The conundrum of resource-rich countries locked in poverty and war for generations is one that has been a perpetual source of frustration and intense debate for both academics and politicians. With the advent of the age of international institutions came a flood of new proposals and solutions for these countries, including heavy flows of foreign aid, military and humanitarian interventions, offers of assistance to failing governments, and grand plans for reform. Yet, conflict and poverty prevails in what is colloquially termed "the third world", and more precisely in what Collier has termed "the bottom billion"*. In answer to the question, "what institutions can enable the world's poor to realize their power and achieve prosperity", my answer is tri-fold: first, a system of law and minimal government, second, a market system, and third, a robust civil society. Each of these institutions will naturally be tailored to the demands of particular countries, and reaching across all three categories must be a governing set of principles that fosters individual freedom and economic growth.

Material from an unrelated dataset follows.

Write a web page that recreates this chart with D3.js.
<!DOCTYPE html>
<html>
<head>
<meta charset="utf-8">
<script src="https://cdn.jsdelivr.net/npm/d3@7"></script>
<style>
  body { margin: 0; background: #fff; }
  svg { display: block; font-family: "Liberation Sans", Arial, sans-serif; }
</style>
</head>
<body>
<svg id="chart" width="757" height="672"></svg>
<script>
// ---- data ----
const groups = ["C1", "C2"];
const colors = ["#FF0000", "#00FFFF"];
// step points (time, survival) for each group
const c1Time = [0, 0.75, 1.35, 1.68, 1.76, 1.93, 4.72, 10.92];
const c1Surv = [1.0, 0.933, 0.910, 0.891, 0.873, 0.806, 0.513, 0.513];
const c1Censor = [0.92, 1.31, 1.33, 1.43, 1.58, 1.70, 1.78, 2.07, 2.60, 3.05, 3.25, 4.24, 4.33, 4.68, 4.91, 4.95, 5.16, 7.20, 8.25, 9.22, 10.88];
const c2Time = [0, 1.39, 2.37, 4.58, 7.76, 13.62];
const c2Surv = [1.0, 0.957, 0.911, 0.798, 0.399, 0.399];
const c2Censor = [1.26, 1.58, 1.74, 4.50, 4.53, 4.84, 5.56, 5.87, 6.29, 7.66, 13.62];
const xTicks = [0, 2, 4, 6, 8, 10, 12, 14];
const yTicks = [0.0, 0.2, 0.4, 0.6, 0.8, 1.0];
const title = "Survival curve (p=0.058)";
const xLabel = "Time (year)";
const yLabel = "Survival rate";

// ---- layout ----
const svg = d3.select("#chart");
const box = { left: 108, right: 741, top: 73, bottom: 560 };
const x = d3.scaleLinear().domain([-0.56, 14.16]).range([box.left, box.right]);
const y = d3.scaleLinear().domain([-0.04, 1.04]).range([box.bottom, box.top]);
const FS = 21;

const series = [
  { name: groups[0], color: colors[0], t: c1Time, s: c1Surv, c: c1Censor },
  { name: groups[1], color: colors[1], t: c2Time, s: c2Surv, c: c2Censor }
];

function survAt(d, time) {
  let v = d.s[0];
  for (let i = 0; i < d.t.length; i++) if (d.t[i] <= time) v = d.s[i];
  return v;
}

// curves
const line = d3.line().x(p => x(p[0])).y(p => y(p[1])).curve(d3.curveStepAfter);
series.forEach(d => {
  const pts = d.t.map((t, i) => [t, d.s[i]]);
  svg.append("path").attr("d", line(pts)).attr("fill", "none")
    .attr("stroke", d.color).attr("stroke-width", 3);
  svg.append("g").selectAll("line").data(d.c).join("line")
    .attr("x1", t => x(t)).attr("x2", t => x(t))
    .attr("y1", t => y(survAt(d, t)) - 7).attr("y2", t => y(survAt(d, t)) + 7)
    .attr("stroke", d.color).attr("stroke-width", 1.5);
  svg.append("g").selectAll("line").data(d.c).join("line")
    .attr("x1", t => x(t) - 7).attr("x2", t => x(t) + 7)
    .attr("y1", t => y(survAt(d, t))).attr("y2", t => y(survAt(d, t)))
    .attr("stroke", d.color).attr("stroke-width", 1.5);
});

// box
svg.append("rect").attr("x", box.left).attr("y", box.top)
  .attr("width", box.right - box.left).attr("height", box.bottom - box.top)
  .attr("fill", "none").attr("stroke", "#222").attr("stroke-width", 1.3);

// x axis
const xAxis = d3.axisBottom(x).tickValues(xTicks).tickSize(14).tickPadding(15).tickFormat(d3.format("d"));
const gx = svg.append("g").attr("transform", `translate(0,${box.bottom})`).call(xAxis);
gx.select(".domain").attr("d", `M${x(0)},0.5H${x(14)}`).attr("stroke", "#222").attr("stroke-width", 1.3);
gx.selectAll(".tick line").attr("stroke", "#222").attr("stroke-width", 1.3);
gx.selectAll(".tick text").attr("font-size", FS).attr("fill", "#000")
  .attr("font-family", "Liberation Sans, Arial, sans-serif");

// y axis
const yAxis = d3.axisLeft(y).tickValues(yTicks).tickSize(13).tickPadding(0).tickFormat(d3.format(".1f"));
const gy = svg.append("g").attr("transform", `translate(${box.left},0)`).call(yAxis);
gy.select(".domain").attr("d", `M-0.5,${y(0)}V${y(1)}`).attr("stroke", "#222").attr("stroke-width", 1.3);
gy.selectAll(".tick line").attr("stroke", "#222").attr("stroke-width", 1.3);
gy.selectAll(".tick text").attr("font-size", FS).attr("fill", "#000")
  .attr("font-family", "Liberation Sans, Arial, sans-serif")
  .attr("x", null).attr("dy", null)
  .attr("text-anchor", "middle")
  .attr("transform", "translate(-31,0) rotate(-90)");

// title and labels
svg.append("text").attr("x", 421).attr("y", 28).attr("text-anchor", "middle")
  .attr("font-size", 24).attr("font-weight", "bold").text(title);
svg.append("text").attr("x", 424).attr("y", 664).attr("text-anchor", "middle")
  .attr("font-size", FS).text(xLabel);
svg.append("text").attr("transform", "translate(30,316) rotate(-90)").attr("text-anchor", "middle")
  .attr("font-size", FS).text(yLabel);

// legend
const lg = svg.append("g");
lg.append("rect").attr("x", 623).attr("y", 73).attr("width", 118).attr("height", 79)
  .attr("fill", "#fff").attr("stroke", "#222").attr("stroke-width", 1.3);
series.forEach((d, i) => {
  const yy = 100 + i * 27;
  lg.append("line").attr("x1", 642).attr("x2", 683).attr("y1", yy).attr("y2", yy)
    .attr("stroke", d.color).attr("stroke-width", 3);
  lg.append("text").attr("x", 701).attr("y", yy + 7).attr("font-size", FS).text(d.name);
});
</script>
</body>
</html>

I will begin a brief explication with the rule of law and the institution of government. Most poverty-stricken countries have failing or non-existent governments and accordingly, no reliable system of law. The rule of law and politics in these failing and failed states is bribery and personal gain, or brute force for the attainment of power. Under such conditions, there is no hope for the creation of wealth, the productive ordering of markets, or the creation of civil society. Thus, countries stuck at the bottom desperately require the political legitimacy and functioning legal institutions that have been elusive for decades.
How will the legal and political be actualized in these countries? How can theoretical principles be turned into order-producing institutions? This depends heavily on the creation of wealth within the country through the preservation of private property. While Collier and others suggest that resource wealth must be harnessed and cultivated by governments, enabling countries to capture ‘rents' and build up their infrastructures, I suggest that they are reasoning in reverse order. Since the establishment of legitimate and stable governance has been unreliable at best, genocidal at worst, it is the cultivation of the principle of ownership within loosely-organized societies that will most reliably guide the fortification of productive relationships and norms, leading to the creation of institutions which will provide the stability of protected rights and property.
While this has been a brief account and defense of three important institutions, it's clear in conclusion that it is not big plans and perfected schemes of foreign governance that will aid countries struggling through civil wars and poverty. Citizens of these countries must locate the basic principles of a stable order through a recreation of their civil societies, and build the requisite legal, political, and market institutions to protect and defend these principles.